Yes, your comments about how WAWs are different makes perfec sense to me. This is very helpful information. I read a lot of other people's situations to help me better try to understand my own. It's interesting to see the POV from the WAWs. Soleil was very kind to comment and give me some insight to my sitch. Sandi, you are correct that us LBHs need some words of encouragement and Soleil did that for me. Soleil's sitch is one of the many sitch's that I follow. Soleil, I hope and pray that your sitch works out the way you want it. You are a very kind hearted person and deserve the best.
Sandi, I'm sure I speak for all of those on this board that you have helped and continue to help that we thank you for your support, advice, caring and yes, tough love at times. Please keep up the 2x4s for me when I need them.

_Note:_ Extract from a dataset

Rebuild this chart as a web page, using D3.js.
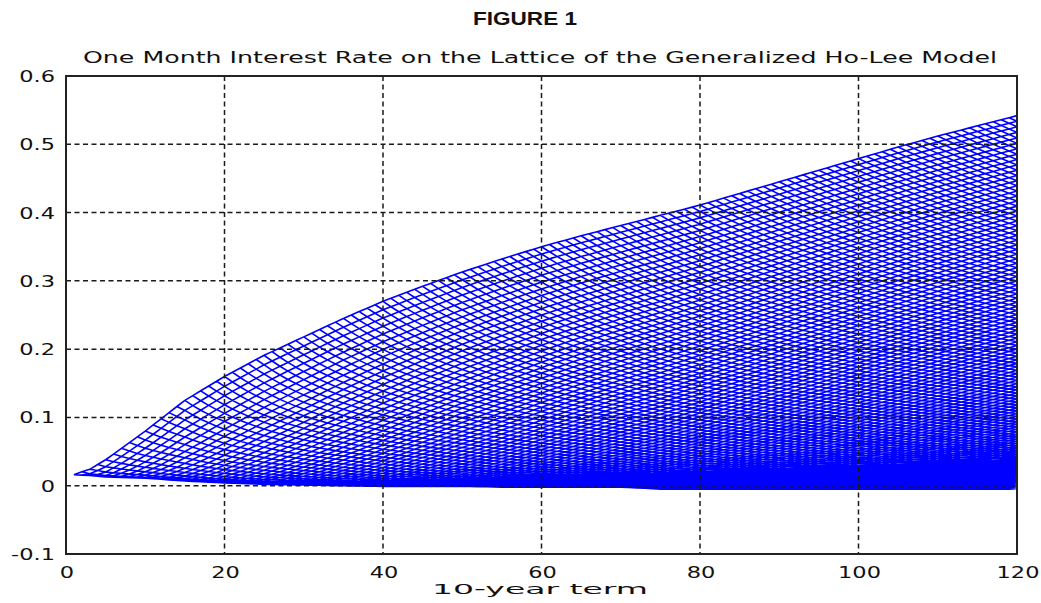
<!DOCTYPE html>
<html>
<head>
<meta charset="utf-8">
<script src="https://cdn.jsdelivr.net/npm/d3@7"></script>
<style>
  body { margin: 0; background: #fff; }
  svg { display: block; }
  .tick-label { font-family: "DejaVu Sans", sans-serif; font-size: 15px; fill: #111; }
</style>
</head>
<body>
<div id="chart-container"></div>
<script>
// envelope of the lattice, by month
var months    = [1, 3, 5, 10, 15, 20, 25, 30, 35, 40, 45, 50, 55, 60, 65, 70, 75, 80, 85, 90, 95, 100, 105, 110, 115, 120];
var upperRate = [0.017, 0.024, 0.038, 0.080, 0.125, 0.160, 0.191, 0.218, 0.245, 0.270, 0.292, 0.313, 0.332, 0.350, 0.366, 0.381, 0.396, 0.411, 0.428, 0.445, 0.462, 0.479, 0.496, 0.512, 0.527, 0.542];
var lowerRate = [0.016, 0.015, 0.013, 0.011, 0.007, 0.004, 0.002, 0.001, 0.000, -0.001, -0.001, -0.001, -0.002, -0.002, -0.002, -0.002, -0.005, -0.005, -0.005, -0.005, -0.005, -0.005, -0.005, -0.005, -0.005, -0.005];
var nodeSkew = 1.8; // nodes bunch up near the lower edge

var xTicks = [0, 20, 40, 60, 80, 100, 120];
var yTicks = [-0.1, 0, 0.1, 0.2, 0.3, 0.4, 0.5, 0.6];
var yTickLabels = ["-0.1", "0", "0.1", "0.2", "0.3", "0.4", "0.5", "0.6"];

var width = 1041, height = 603;
var margin = {top: 76, right: 24, bottom: 49, left: 66};
var stretch = 1.5; // the old plot font is drawn wide

var svg = d3.select("#chart-container")
    .append("svg")
    .attr("width", width)
    .attr("height", height);

var x = d3.scaleLinear().domain([0, 120]).range([margin.left, width - margin.right]);
var y = d3.scaleLinear().domain([-0.1, 0.6]).range([height - margin.bottom, margin.top]);

var upperAt = d3.scaleLinear().domain(months).range(upperRate);
var lowerAt = d3.scaleLinear().domain(months).range(lowerRate);

//rate of node i at step t (t nodes at step t)
function nodeRate(t, i)
{
    var u = t === 1 ? 0 : i / (t - 1);
    var lo = lowerAt(t), hi = upperAt(t);
    return lo + (hi - lo) * Math.pow(u, nodeSkew);
}

// plot background
svg.append("rect")
    .attr("x", x(0)).attr("y", y(0.6))
    .attr("width", x(120) - x(0)).attr("height", y(-0.1) - y(0.6))
    .style("fill", "#fff");

// lattice: each node joins its two children
var p = d3.path();
for (var t = 1; t < 120; t++)
{
    for (var i = 0; i < t; i++)
    {
        var r0 = nodeRate(t, i);
        p.moveTo(x(t), y(r0));
        p.lineTo(x(t + 1), y(nodeRate(t + 1, i)));
        p.moveTo(x(t), y(r0));
        p.lineTo(x(t + 1), y(nodeRate(t + 1, i + 1)));
    }
}
svg.append("path")
    .attr("d", p.toString())
    .style("fill", "none")
    .style("stroke", "#0000ff")
    .style("stroke-width", 1.6);

// dashed grid on top
var grid = svg.append("g")
    .style("stroke", "#1a1a1a")
    .style("stroke-width", 1.5)
    .style("stroke-dasharray", "5,3.5");

grid.selectAll(".vgrid")
    .data(xTicks.slice(1, -1))
    .enter()
    .append("line")
    .attr("x1", function(d) { return x(d); })
    .attr("x2", function(d) { return x(d); })
    .attr("y1", y(0.6))
    .attr("y2", y(-0.1));

grid.selectAll(".hgrid")
    .data(yTicks.slice(1, -1))
    .enter()
    .append("line")
    .attr("x1", x(0))
    .attr("x2", x(120))
    .attr("y1", function(d) { return y(d); })
    .attr("y2", function(d) { return y(d); });

// frame
svg.append("rect")
    .attr("x", x(0)).attr("y", y(0.6))
    .attr("width", x(120) - x(0)).attr("height", y(-0.1) - y(0.6))
    .style("fill", "none")
    .style("stroke", "#222")
    .style("stroke-width", 2);

// tick labels, stretched sideways
svg.selectAll(".xlab")
    .data(xTicks)
    .enter()
    .append("text")
    .attr("class", "tick-label")
    .attr("transform", function(d) { return "translate(" + (x(d) + 1) + ",578) scale(" + stretch + ",1)"; })
    .attr("text-anchor", "middle")
    .text(function(d) { return d; });

svg.selectAll(".ylab")
    .data(yTicks)
    .enter()
    .append("text")
    .attr("class", "tick-label")
    .attr("transform", function(d) { return "translate(55," + (y(d) + 6) + ") scale(" + stretch + ",1)"; })
    .attr("text-anchor", "end")
    .text(function(d, i) { return yTickLabels[i]; });

// titles
svg.append("text")
    .attr("x", 473)
    .attr("y", 25)
    .attr("textLength", 104)
    .attr("lengthAdjust", "spacingAndGlyphs")
    .style("font-family", "'Liberation Sans', Arial, sans-serif")
    .style("font-weight", "bold")
    .style("font-size", "18px")
    .style("fill", "#111")
    .text("FIGURE 1");

svg.append("text")
    .attr("x", 83)
    .attr("y", 63)
    .attr("class", "tick-label")
    .attr("textLength", 914)
    .attr("lengthAdjust", "spacingAndGlyphs")
    .text("One Month Interest Rate on the Lattice of the Generalized Ho-Lee Model");

svg.append("text")
    .attr("x", 432)
    .attr("y", 594)
    .attr("class", "tick-label")
    .style("font-size", "14px")
    .attr("textLength", 216)
    .attr("lengthAdjust", "spacingAndGlyphs")
    .text("10-year term");
</script>
</body>
</html>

Most of us on this board love our WAS very much and we seek the advice from the good people on this board to help us through this difficult time. I agree with you Sandi that WAWs can be different in their thinking and the way they act. My WAW seems to fall in the cold, self absorbed category. I have been making mistakes lately that I need to correct in my sitch.
Best wishes for all of us who find ourselves on this board.
God bless.
mza8
M 38 WAW 36 Together 19 years Married 12 years Bomb/Separated Oct. 09 I love my wife Sitch
Sandi2, yes your post on different WAS makes total sense.
The way I see it WAS is a person who has checked out of M, they don't want things to work out.
It might look like it's complicated, you (I don't mean sandi) left but you want your M to work, what kind of WAS are you? If you want to save your M, than you are not a WAS.
IMHO, in the case of abuse walking away is enforcing boundary and keeping yourself safe.
I believe there must be a different set of rules to follow in that case.
I've seen one poster (jane73 or something like that) with abuse sitch that worked out. Unfortunately there are many posters where abuse kept escalating.